Franco–German University
- Abbreviation: UFA / DFH / FGU
- Predecessor: Franco-German College for Higher Education
- Formation: 19 September 1997 (28 years ago)
- Type: Intergovernmental organisation
- Legal status: Statutory corporation
- Headquarters: Saarbrücken, Saarland, Germany
- Region served: France and Germany, Europe
- Fields: Higher education
- Members: 210 universities and colleges (2025/2026)
- Official languages: French and German
- President: Philippe Gréciano
- Vice President: Andrea von Hülsen-Esch
- Parent organization: Federal Ministry of Education and Research (Germany), Ministry of National Education (France)
- Website: dfh-ufa.org

= Franco-German University =

International organisation of universities from Germany and France

The Franco-German University (FGU, Université franco-allemande (UFA), Deutsch-Französische Hochschule (DFH)) is an international organisation of universities from Germany and France with the purpose of facilitating international cooperation in higher education. The FGU is not a university in its own right, but rather enables students to study at multiple universities in both countries in a Franco-German course of study, leading to a double degree.

== History and organisation ==

In a first attempt at higher education cooperation, a Franco-German College for Higher Education (Deutsch-Französisches Hochschulkolleg, Collège franco-allemand pour l'enseignement supérieur) had existed since 1988. That organisation had similar goals, working to promote international academic cooperation and student exchanges.

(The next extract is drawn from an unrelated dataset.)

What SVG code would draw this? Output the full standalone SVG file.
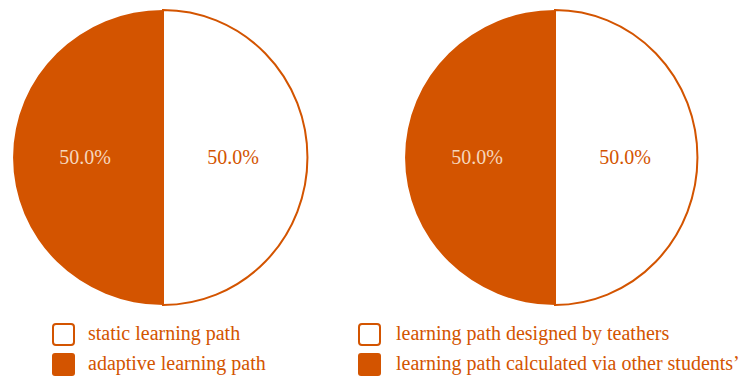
<svg xmlns="http://www.w3.org/2000/svg" width="751" height="378" viewBox="0 0 751 378">
<style>
text{font-family:'Liberation Serif','Times New Roman','DejaVu Serif',serif;font-size:20px}
.t{fill:#d35400}
.lbl{text-anchor:middle}
.filled{fill:#d35400}
.empty{fill:#ffffff;stroke:#d35400;stroke-width:2}
</style>
<rect width="751" height="378" fill="#ffffff"/>
<g id="pie1">
<path class="empty" d="M163,10 A144.5,147.5 0 0 1 163,305 Z"/>
<path class="filled" d="M163,10 A150,147.5 0 0 0 163,305 Z"/>
<text class="lbl" x="85" y="164" fill="#f6d7bd">50.0%</text>
<text class="lbl" x="233" y="164" fill="#d35400">50.0%</text>
</g>
<g id="pie2">
<path class="empty" d="M555,10 A142.5,147.5 0 0 1 555,305 Z"/>
<path class="filled" d="M555,10 A150,147.5 0 0 0 555,305 Z"/>
<text class="lbl" x="477" y="164" fill="#f6d7bd">50.0%</text>
<text class="lbl" x="625" y="164" fill="#d35400">50.0%</text>
</g>
<g id="legend1">
<rect class="empty" x="53" y="324" width="21" height="21" rx="3"/>
<text class="t" x="88" y="340">static learning path</text>
<rect class="filled" x="52" y="353" width="23" height="23" rx="3"/>
<text class="t" x="88" y="370">adaptive learning path</text>
</g>
<g id="legend2">
<rect class="empty" x="359" y="324" width="21" height="21" rx="3"/>
<text class="t" x="396" y="340">learning path designed by teathers</text>
<rect class="filled" x="358" y="353" width="23" height="23" rx="3"/>
<text class="t" x="396" y="370">learning path calculated via other students’</text>
</g>
<g id="connectors"/>
</svg>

At the September 1997 Franco-German Summit in Weimar, the French and German governments concluded the Weimar Agreement, deciding to establish the Franco-German University with the intention of international cooperation. The agreement came into effect two years later when the Franco-German University was formally founded.

The organisation is headed in day-to-day administration by a President and a Vice President, of whom one is always French and one is German; and a secretarial office in Saarbrücken. A primary governing body is the University Council, composed of 22 politicians, scientists, industry representatives and other experts from both countries. All full member institutions of the FGU are directly represented in the Assembly of Member Universities, gathering for yearly meetings.

Funding for the FGU is provided by the French and German governments equally, and has steadily been increased since the institution's early days.

== Activity ==

The university primarily enables double degrees at French and German universities, international doctorates, and cooperative research projects; supporting mobility and communication between the countries.

In 2023 the Franco-German University is responsible for more than 6,100 students in 196 courses of study. Most students come from either France or Germany, but some foreign students participate as well. Out of the FGU's 208 member or partner universities and colleges (including grandes écoles and Fachhochschulen in addition to traditional universities), 34 partner institutions are located in third countries — predominantly in Europe, but also Canada, Japan and Morocco.

The university has been called "a remarkable umbrella organization enabling numerous French and German higher education institutions to successfully cooperate in all research areas" by the director of the Franco-German Institute Frank Baasner, and its contribution to the history of Franco-German cooperation recognised.